- _YOUR GOAL_:
Return all the data below as it stands, minus the pictures.
##### EXTRACTED MATERIAL #####
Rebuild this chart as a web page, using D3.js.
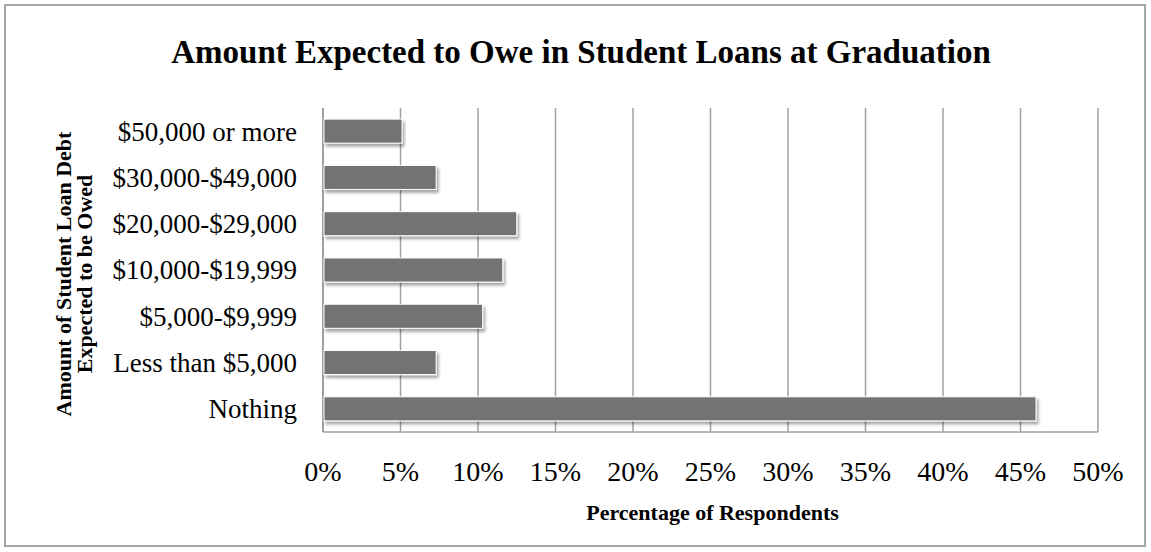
<!DOCTYPE html>
<html>
<head>
<meta charset="utf-8">
<script src="https://cdn.jsdelivr.net/npm/d3@7"></script>
<style>
  body { margin: 0; background: #fff; }
  text { font-family: "Liberation Serif", "DejaVu Serif", serif; fill: #000; }
</style>
</head>
<body>
<svg id="chart" width="1151" height="552"></svg>
<script>
// categories top to bottom, values in percent
var categories = ["$50,000 or more", "$30,000-$49,000", "$20,000-$29,000", "$10,000-$19,999",
                  "$5,000-$9,999", "Less than $5,000", "Nothing"];
var values = [5.1, 7.3, 12.5, 11.6, 10.3, 7.3, 46.0];
var xTicks = [0, 5, 10, 15, 20, 25, 30, 35, 40, 45, 50];

var data = categories.map(function(c, i) { return {cat: c, value: values[i]}; });

var svg = d3.select("#chart"),
    margin = {top: 108, right: 53, bottom: 120, left: 323},
    width = 1151 - margin.left - margin.right,
    height = 552 - margin.top - margin.bottom;

// shadow under the bars
var defs = svg.append("defs");
defs.append("filter")
    .attr("id", "shadow")
    .attr("x", "-5%").attr("y", "-30%").attr("width", "110%").attr("height", "170%")
  .append("feDropShadow")
    .attr("dx", 2).attr("dy", 3)
    .attr("stdDeviation", 1.8)
    .attr("flood-color", "#000")
    .attr("flood-opacity", 0.35);

// outer frame
svg.append("rect")
    .attr("x", 5).attr("y", 5)
    .attr("width", 1140).attr("height", 541)
    .attr("fill", "#fff")
    .attr("stroke", "#a6a6a6")
    .attr("stroke-width", 2);

var g = svg.append("g").attr("transform", "translate(" + margin.left + "," + margin.top + ")");

var x = d3.scaleLinear().domain([0, 50]).range([0, width]);
var y = d3.scaleBand()
    .domain(categories)
    .range([0, height])
    .paddingInner(0.48)
    .paddingOuter(0.24);

// vertical gridlines
g.append("g")
    .selectAll("line")
    .data(xTicks.slice(1))
    .enter().append("line")
    .attr("x1", function(d) { return x(d); })
    .attr("x2", function(d) { return x(d); })
    .attr("y1", 0)
    .attr("y2", height)
    .attr("stroke", "#a0a0a0")
    .attr("stroke-width", 1.5);

// bottom border and left axis line
g.append("line")
    .attr("x1", 0).attr("x2", width)
    .attr("y1", height).attr("y2", height)
    .attr("stroke", "#a0a0a0").attr("stroke-width", 1.5);
g.append("line")
    .attr("x1", 0).attr("x2", 0)
    .attr("y1", 0).attr("y2", height)
    .attr("stroke", "#a0a0a0").attr("stroke-width", 2);

// bars
g.append("g")
    .selectAll("rect")
    .data(data)
    .enter().append("rect")
    .attr("x", 1)
    .attr("y", function(d) { return y(d.cat); })
    .attr("width", function(d) { return x(d.value) - 1; })
    .attr("height", y.bandwidth())
    .attr("fill", "#737373")
    .attr("stroke", "#fff")
    .attr("stroke-width", 1)
    .attr("filter", "url(#shadow)");

// category labels
g.append("g")
    .selectAll("text")
    .data(categories)
    .enter().append("text")
    .attr("x", -26)
    .attr("y", function(d) { return y(d) + y.bandwidth() / 2; })
    .attr("dy", "0.35em")
    .attr("text-anchor", "end")
    .attr("font-size", 27)
    .text(function(d) { return d; });

// x tick labels
g.append("g")
    .selectAll("text")
    .data(xTicks)
    .enter().append("text")
    .attr("x", function(d) { return x(d); })
    .attr("y", height + 49)
    .attr("text-anchor", "middle")
    .attr("font-size", 28)
    .text(function(d) { return d + "%"; });

// axis titles
g.append("text")
    .attr("x", width / 2 + 2)
    .attr("y", height + 88)
    .attr("text-anchor", "middle")
    .attr("font-size", 22)
    .attr("font-weight", "bold")
    .text("Percentage of Respondents");

var yTitle = svg.append("text")
    .attr("transform", "translate(71," + (margin.top + height / 2 + 4) + ") rotate(-90)")
    .attr("text-anchor", "middle")
    .attr("font-size", 22)
    .attr("font-weight", "bold");
yTitle.append("tspan").attr("x", 0).attr("dy", 0).text("Amount of Student Loan Debt");
yTitle.append("tspan").attr("x", 0).attr("dy", 21).text("Expected to be Owed");

// chart title
svg.append("text")
    .attr("x", 581)
    .attr("y", 63)
    .attr("text-anchor", "middle")
    .attr("font-size", 33)
    .attr("font-weight", "bold")
    .text("Amount Expected to Owe in Student Loans at Graduation");
</script>
</body>
</html>
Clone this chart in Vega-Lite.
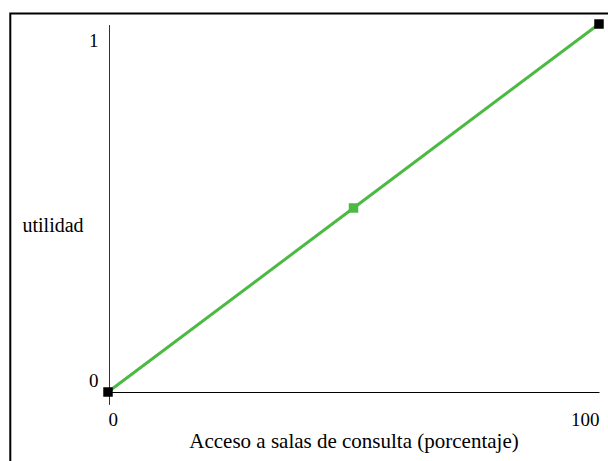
#####
- _ANSWER TO THE EXERCISE_:
Rebuild this chart as a web page, using D3.js.
<!DOCTYPE html>
<html>
<head>
<meta charset="utf-8">
<script src="https://cdn.jsdelivr.net/npm/d3@7"></script>
<style>
  body { margin: 0; background: #fff; }
  text { font-family: "Liberation Serif", "DejaVu Serif", serif; fill: #000; }
</style>
</head>
<body>
<svg id="chart" width="1151" height="552"></svg>
<script>
// categories top to bottom, values in percent
var categories = ["$50,000 or more", "$30,000-$49,000", "$20,000-$29,000", "$10,000-$19,999",
                  "$5,000-$9,999", "Less than $5,000", "Nothing"];
var values = [5.1, 7.3, 12.5, 11.6, 10.3, 7.3, 46.0];
var xTicks = [0, 5, 10, 15, 20, 25, 30, 35, 40, 45, 50];

var data = categories.map(function(c, i) { return {cat: c, value: values[i]}; });

var svg = d3.select("#chart"),
    margin = {top: 108, right: 53, bottom: 120, left: 323},
    width = 1151 - margin.left - margin.right,
    height = 552 - margin.top - margin.bottom;

// shadow under the bars
var defs = svg.append("defs");
defs.append("filter")
    .attr("id", "shadow")
    .attr("x", "-5%").attr("y", "-30%").attr("width", "110%").attr("height", "170%")
  .append("feDropShadow")
    .attr("dx", 2).attr("dy", 3)
    .attr("stdDeviation", 1.8)
    .attr("flood-color", "#000")
    .attr("flood-opacity", 0.35);

// outer frame
svg.append("rect")
    .attr("x", 5).attr("y", 5)
    .attr("width", 1140).attr("height", 541)
    .attr("fill", "#fff")
    .attr("stroke", "#a6a6a6")
    .attr("stroke-width", 2);

var g = svg.append("g").attr("transform", "translate(" + margin.left + "," + margin.top + ")");

var x = d3.scaleLinear().domain([0, 50]).range([0, width]);
var y = d3.scaleBand()
    .domain(categories)
    .range([0, height])
    .paddingInner(0.48)
    .paddingOuter(0.24);

// vertical gridlines
g.append("g")
    .selectAll("line")
    .data(xTicks.slice(1))
    .enter().append("line")
    .attr("x1", function(d) { return x(d); })
    .attr("x2", function(d) { return x(d); })
    .attr("y1", 0)
    .attr("y2", height)
    .attr("stroke", "#a0a0a0")
    .attr("stroke-width", 1.5);

// bottom border and left axis line
g.append("line")
    .attr("x1", 0).attr("x2", width)
    .attr("y1", height).attr("y2", height)
    .attr("stroke", "#a0a0a0").attr("stroke-width", 1.5);
g.append("line")
    .attr("x1", 0).attr("x2", 0)
    .attr("y1", 0).attr("y2", height)
    .attr("stroke", "#a0a0a0").attr("stroke-width", 2);

// bars
g.append("g")
    .selectAll("rect")
    .data(data)
    .enter().append("rect")
    .attr("x", 1)
    .attr("y", function(d) { return y(d.cat); })
    .attr("width", function(d) { return x(d.value) - 1; })
    .attr("height", y.bandwidth())
    .attr("fill", "#737373")
    .attr("stroke", "#fff")
    .attr("stroke-width", 1)
    .attr("filter", "url(#shadow)");

// category labels
g.append("g")
    .selectAll("text")
    .data(categories)
    .enter().append("text")
    .attr("x", -26)
    .attr("y", function(d) { return y(d) + y.bandwidth() / 2; })
    .attr("dy", "0.35em")
    .attr("text-anchor", "end")
    .attr("font-size", 27)
    .text(function(d) { return d; });

// x tick labels
g.append("g")
    .selectAll("text")
    .data(xTicks)
    .enter().append("text")
    .attr("x", function(d) { return x(d); })
    .attr("y", height + 49)
    .attr("text-anchor", "middle")
    .attr("font-size", 28)
    .text(function(d) { return d + "%"; });

// axis titles
g.append("text")
    .attr("x", width / 2 + 2)
    .attr("y", height + 88)
    .attr("text-anchor", "middle")
    .attr("font-size", 22)
    .attr("font-weight", "bold")
    .text("Percentage of Respondents");

var yTitle = svg.append("text")
    .attr("transform", "translate(71," + (margin.top + height / 2 + 4) + ") rotate(-90)")
    .attr("text-anchor", "middle")
    .attr("font-size", 22)
    .attr("font-weight", "bold");
yTitle.append("tspan").attr("x", 0).attr("dy", 0).text("Amount of Student Loan Debt");
yTitle.append("tspan").attr("x", 0).attr("dy", 21).text("Expected to be Owed");

// chart title
svg.append("text")
    .attr("x", 581)
    .attr("y", 63)
    .attr("text-anchor", "middle")
    .attr("font-size", 33)
    .attr("font-weight", "bold")
    .text("Amount Expected to Owe in Student Loans at Graduation");
</script>
</body>
</html>
Clone this chart in Vega-Lite.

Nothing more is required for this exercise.